A foreign reporter on board is spied reclining in his seat reading a ragged paperback copy of the gonzo-journalism classic about following presidential candidates, Fear and Loathing: On the Campaign Trail '72, by the late Hunter S Thompson, which depicts the rear rows of campaign planes where the reporters hung out as a kind of zoo best to avoid. Those days of raucous mischief – even those of tray-sledding – are mostly gone; bad behaviour by a reporter in flight is as likely to be caught on a camera phone and relayed to the rest of the world via Twitter these days as is any "misstep" by a candidate.

The naughtiest we manage is exchanging clichéd headlines about the candidate heading into turbulence, headwinds and a lashing by the elements – for hailstones read Newt Gingrich – in South Carolina, as our plane, which is surely of a certain age, begins to rattle in heavy thunderclouds on its way to Columbia. That and sneaking a gin somewhere over the Maryland/Virginia state line.

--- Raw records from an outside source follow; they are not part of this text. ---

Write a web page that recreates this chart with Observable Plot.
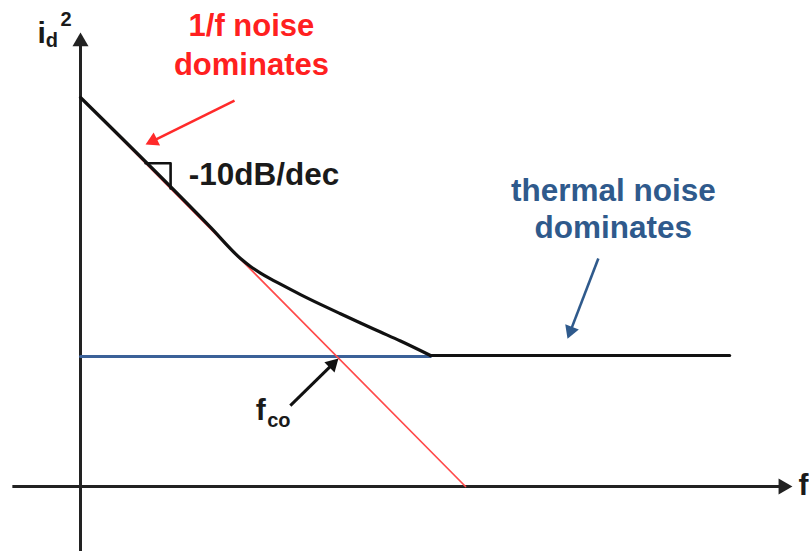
<!DOCTYPE html>
<html>
<head>
<meta charset="utf-8">
<script src="https://cdn.jsdelivr.net/npm/d3@7"></script>
<script src="https://cdn.jsdelivr.net/npm/@observablehq/plot@0.6"></script>
<style>
  html, body { margin: 0; padding: 0; background: #fff; }
  #chart svg { display: block; }
</style>
</head>
<body>
<div id="chart"></div>
<script>
// Schematic: x = log frequency (arbitrary units), y = noise power (arbitrary units)
// Total noise: sloped and curved part
const totalNoiseCurve = [
  {x: 0.000, y: 10.000},
  {x: 3.380, y: 6.660},
  {x: 4.156, y: 5.861},
  {x: 4.416, y: 5.656},
  {x: 4.675, y: 5.488},
  {x: 4.935, y: 5.339},
  {x: 5.195, y: 5.201},
  {x: 5.714, y: 4.933},
  {x: 6.234, y: 4.681},
  {x: 6.753, y: 4.440},
  {x: 7.273, y: 4.203},
  {x: 7.792, y: 3.972},
  {x: 8.312, y: 3.740},
  {x: 9.091, y: 3.368}
];
// Total noise: flat (thermal) part
const totalNoiseFlat = [{x: 9.091, y: 3.368}, {x: 16.86, y: 3.368}];
const flickerNoise = [{x: 0, y: 10}, {x: 10, y: 0}];
const thermalNoise = [{x: 0, y: 3.34}, {x: 9.09, y: 3.34}];
const slopeTriangle = [{x: 1.69, y: 8.31}, {x: 2.34, y: 8.31}, {x: 2.34, y: 7.66}];

const axesArrows = [
  {x1: 0, y1: -1.67, x2: 0, y2: 11.65, color: "#222", width: 3},
  {x1: -1.77, y1: 0, x2: 18.47, y2: 0, color: "#222", width: 3}
];
const noteArrows = [
  {x1: 4.0, y1: 9.92, x2: 1.69, y2: 8.79, color: "#ff2a2a", width: 2.6},
  {x1: 13.45, y1: 5.86, x2: 12.65, y2: 3.80, color: "#2f5a8c", width: 2.6},
  {x1: 5.45, y1: 2.08, x2: 6.70, y2: 3.29, color: "#111", width: 3}
];

const redLabels = [
  {x: 4.44, y: 11.59, text: "1/f noise"},
  {x: 4.44, y: 10.59, text: "dominates"}
];
const blueLabels = [
  {x: 13.84, y: 7.35, text: "thermal noise"},
  {x: 13.84, y: 6.38, text: "dominates"}
];
const slopeLabel = [{x: 2.81, y: 7.74, text: "-10dB/dec"}];
const bigLabels = [
  {x: 4.55, y: 1.70, text: "f"},
  {x: 18.65, y: -0.23, text: "f"},
  {x: -1.12, y: 11.41, text: "i"}
];
const subLabels = [
  {x: 4.85, y: 1.52, text: "co"},
  {x: -0.90, y: 11.30, text: "d"}
];
const supLabels = [{x: -0.52, y: 11.85, text: "2"}];

const font = "'Liberation Sans', Arial, sans-serif";
const W = 809, H = 551;
const xDomain = [-2.078, 18.935], yDomain = [-1.671, 12.494];
const kx = W / (xDomain[1] - xDomain[0]);
const ky = H / (yDomain[1] - yDomain[0]);

// Filled triangular arrowheads: shaft + triangle symbol at the tip
const HEAD = 4.2; // d3 triangle half-unit (px): length = 3*HEAD
function heads(arrows) {
  return arrows.map(a => {
    const dxp = (a.x2 - a.x1) * kx, dyp = -(a.y2 - a.y1) * ky;
    const len = Math.hypot(dxp, dyp);
    const ux = dxp / len, uy = dyp / len;
    const back = 2 * HEAD; // tip to centroid
    const cx = a.x2 - (ux * back) / kx, cy = a.y2 + (uy * back) / ky;
    return {...a, cx, cy, rotate: Math.atan2(ux, -uy) * 180 / Math.PI};
  });
}
const axesH = heads(axesArrows), notesH = heads(noteArrows);
const triR = Math.sqrt(3 * Math.sqrt(3) * HEAD * HEAD / Math.PI);

const chart = Plot.plot({
  width: W,
  height: H,
  margin: 0,
  x: {domain: xDomain, axis: null},
  y: {domain: yDomain, axis: null},
  style: {fontFamily: font, background: "#fff"},
  marks: [
    Plot.link(axesH, {x1: "x1", y1: "y1", x2: "cx", y2: "cy", stroke: "color", strokeWidth: "width"}),
    Plot.dot(axesH, {x: "cx", y: "cy", symbol: "triangle", r: triR * 1.1, rotate: "rotate", fill: "color", stroke: "none"}),
    Plot.line(thermalNoise, {x: "x", y: "y", stroke: "#3b6198", strokeWidth: 3}),
    Plot.line(flickerNoise, {x: "x", y: "y", stroke: "#ff4a4a", strokeWidth: 1.7}),
    Plot.line(totalNoiseCurve, {x: "x", y: "y", stroke: "#111", strokeWidth: 3.2, curve: "monotone-x"}),
    Plot.line(totalNoiseFlat, {x: "x", y: "y", stroke: "#111", strokeWidth: 3.2}),
    Plot.line(slopeTriangle, {x: "x", y: "y", stroke: "#111", strokeWidth: 2.6}),
    Plot.link(notesH, {x1: "x1", y1: "y1", x2: "cx", y2: "cy", stroke: "color", strokeWidth: "width"}),
    Plot.dot(notesH, {x: "cx", y: "cy", symbol: "triangle", r: triR, rotate: "rotate", fill: "color", stroke: "none"}),
    Plot.text(redLabels, {x: "x", y: "y", text: "text", fill: "#ff2020", fontSize: 31, fontWeight: "bold", lineAnchor: "bottom", textAnchor: "middle"}),
    Plot.text(blueLabels, {x: "x", y: "y", text: "text", fill: "#2f5a8c", fontSize: 31.5, fontWeight: "bold", lineAnchor: "bottom", textAnchor: "middle"}),
    Plot.text(slopeLabel, {x: "x", y: "y", text: "text", fill: "#1a1a1a", fontSize: 31.5, fontWeight: "bold", lineAnchor: "bottom", textAnchor: "start"}),
    Plot.text(bigLabels, {x: "x", y: "y", text: "text", fill: "#1a1a1a", fontSize: 30, fontWeight: "bold", lineAnchor: "bottom", textAnchor: "start"}),
    Plot.text(subLabels, {x: "x", y: "y", text: "text", fill: "#1a1a1a", fontSize: 20, fontWeight: "bold", lineAnchor: "bottom", textAnchor: "start"}),
    Plot.text(supLabels, {x: "x", y: "y", text: "text", fill: "#1a1a1a", fontSize: 20, fontWeight: "bold", lineAnchor: "bottom", textAnchor: "start"})
  ]
});
document.getElementById("chart").append(chart);
</script>
</body>
</html>
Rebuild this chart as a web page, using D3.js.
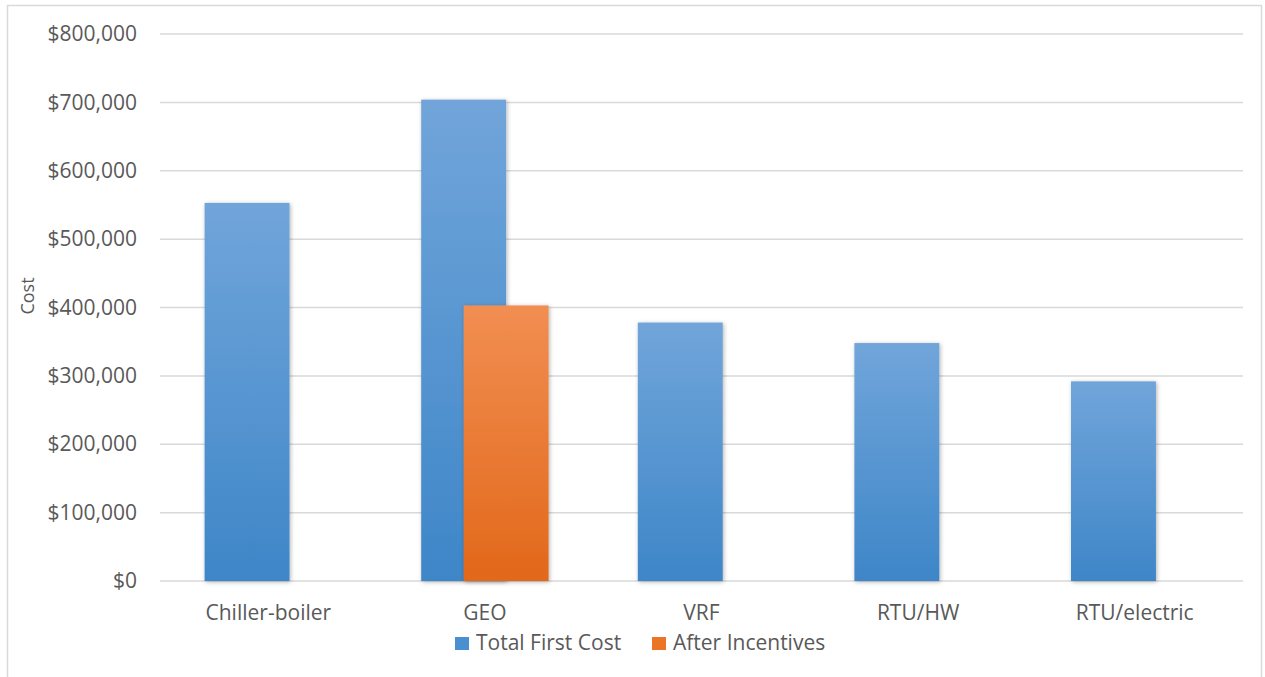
<!DOCTYPE html>
<html>
<head>
<meta charset="utf-8">
<script src="https://cdn.jsdelivr.net/npm/d3@7"></script>
<style>
  html, body { margin: 0; padding: 0; background: #fff; }
  svg { display: block; }
  text { font-family: "Open Sans", "Noto Sans", sans-serif; fill: #595959; }
</style>
</head>
<body>
<svg id="chart" width="1265" height="677"></svg>
<script>
// System types compared
const categories = ["Chiller-boiler", "GEO", "VRF", "RTU/HW", "RTU/electric"];
// Installed cost per system (USD)
const totalFirstCost = [553000, 704000, 378000, 348000, 292000];
// Cost after incentives (only reported for GEO)
const afterIncentives = [null, 403000, null, null, null];
const seriesNames = ["Total First Cost", "After Incentives"];
const yTicks = [0, 100000, 200000, 300000, 400000, 500000, 600000, 700000, 800000];

const svg = d3.select("#chart");
const FONT = '"Open Sans", "Noto Sans", sans-serif';

// Chart frame
svg.append("rect")
  .attr("x", 7.5).attr("y", 5.5)
  .attr("width", 1254).attr("height", 680)
  .attr("fill", "#fff").attr("stroke", "#d9d9d9").attr("stroke-width", 1.5);

const plot = { left: 160, right: 1243, top: 34, bottom: 581 };

const x = d3.scaleBand().domain(categories).range([plot.left, plot.right]).paddingInner(0).paddingOuter(0);
const y = d3.scaleLinear().domain([0, 800000]).range([plot.bottom, plot.top]);

// Bar geometry: two series with 50% overlap, gap roughly one bar width
const barW = x.bandwidth() / 2.55;
const groupW = barW * 1.5;

const defs = svg.append("defs");
function grad(id, top, bottom) {
  const g = defs.append("linearGradient").attr("id", id)
    .attr("x1", 0).attr("y1", 0).attr("x2", 0).attr("y2", 1);
  g.append("stop").attr("offset", "0%").attr("stop-color", top);
  g.append("stop").attr("offset", "100%").attr("stop-color", bottom);
}
grad("gBlue", "#71a5da", "#3e86c8");
grad("gOrange", "#f18e52", "#e2681a");
const sh = defs.append("filter").attr("id", "shadow")
  .attr("x", "-20%").attr("y", "-10%").attr("width", "140%").attr("height", "120%");
sh.append("feDropShadow").attr("dx", 1).attr("dy", 1).attr("stdDeviation", 2)
  .attr("flood-color", "#000").attr("flood-opacity", 0.3);

// Gridlines
svg.append("g").selectAll("line").data(yTicks).join("line")
  .attr("x1", plot.left).attr("x2", plot.right)
  .attr("y1", d => y(d)).attr("y2", d => y(d))
  .attr("stroke", "#d9d9d9").attr("stroke-width", 1.5);

// Y axis labels
const fmt = d => "$" + d3.format(",")(d);
const yAxis = d3.axisLeft(y).tickValues(yTicks).tickFormat(fmt).tickSize(0).tickPadding(0);
const gy = svg.append("g").attr("transform", `translate(${plot.left - 23},0)`).call(yAxis);
gy.select(".domain").remove();
gy.selectAll("text").style("font-size", "21px").style("font-family", FONT).attr("fill", "#595959");

// Y axis title
svg.append("text")
  .attr("transform", "translate(34,296) rotate(-90)")
  .attr("text-anchor", "middle")
  .style("font-size", "18px")
  .text("Cost");

// Bars
const bars = svg.append("g");
bars.selectAll("rect.total").data(categories).join("rect")
  .attr("class", "total")
  .attr("x", c => x(c) + (x.bandwidth() - groupW) / 2)
  .attr("width", barW)
  .attr("y", (c, i) => y(totalFirstCost[i]))
  .attr("height", (c, i) => y(0) - y(totalFirstCost[i]))
  .attr("fill", "url(#gBlue)")
  .attr("filter", "url(#shadow)");

const incData = categories.map((c, i) => ({ c, v: afterIncentives[i] })).filter(d => d.v != null);
bars.selectAll("rect.after").data(incData).join("rect")
  .attr("class", "after")
  .attr("x", d => x(d.c) + (x.bandwidth() - groupW) / 2 + barW * 0.5)
  .attr("width", barW)
  .attr("y", d => y(d.v))
  .attr("height", d => y(0) - y(d.v))
  .attr("fill", "url(#gOrange)")
  .attr("filter", "url(#shadow)");

// X axis labels
const xAxis = d3.axisBottom(x).tickSize(0).tickPadding(0);
const gx = svg.append("g").attr("transform", `translate(0,${plot.bottom})`).call(xAxis);
gx.select(".domain").remove();
gx.selectAll("text").attr("y", 39).attr("dy", 0)
  .style("font-size", "21px").style("font-family", FONT).attr("fill", "#595959");

// Legend
const legend = svg.append("g");
const legendItems = [
  { name: seriesNames[0], color: "#4a8fd0", x: 455 },
  { name: seriesNames[1], color: "#ec7426", x: 652 }
];
legendItems.forEach(it => {
  legend.append("rect").attr("x", it.x).attr("y", 637).attr("width", 14).attr("height", 13).attr("fill", it.color);
  legend.append("text").attr("x", it.x + 21).attr("y", 650).style("font-size", "21px").text(it.name);
});
</script>
</body>
</html>
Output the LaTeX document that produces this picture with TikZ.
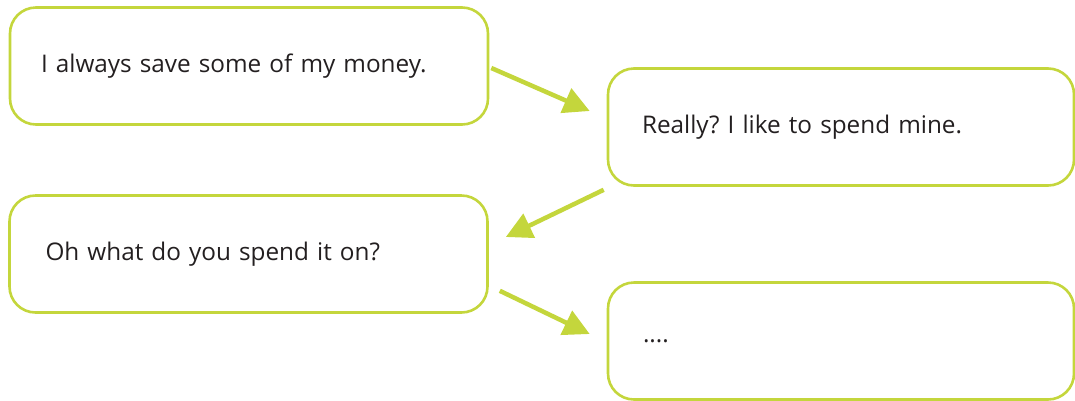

Still, there is one much larger possible slip up here. There are a few of us wondering about the wisdom of putting us and the candidate on luxurious transport this week of all weeks. Mr Romney's biggest danger here in the shoals of South Carolina maybe his emerging image as being part of the 1 per cent exploiting the working-class masses. He has been called a "vulture capitalist" by Governor Rick Perry and likened by others to Gordon Gekko, that celluloid symbol of unbridled greed.

Indeed, later we are met by protesters with cigars and fake dollar bills waving "Greed is Good" placards advertising a fictitious Romney-Gekko 2012 presidential ticket. Maybe an economy seat for Mr Romney on a commercial airliner would have been safer. Or a Lear Jet without any of us on board.

But at least they manage the quick rearrangement of the furniture upon our landing in Columbia. Red carpets are for celebrities and rich people. They are also for heads of government and a presumption of victory is something else that must be avoided at all costs. Once more, stagecraft is everything.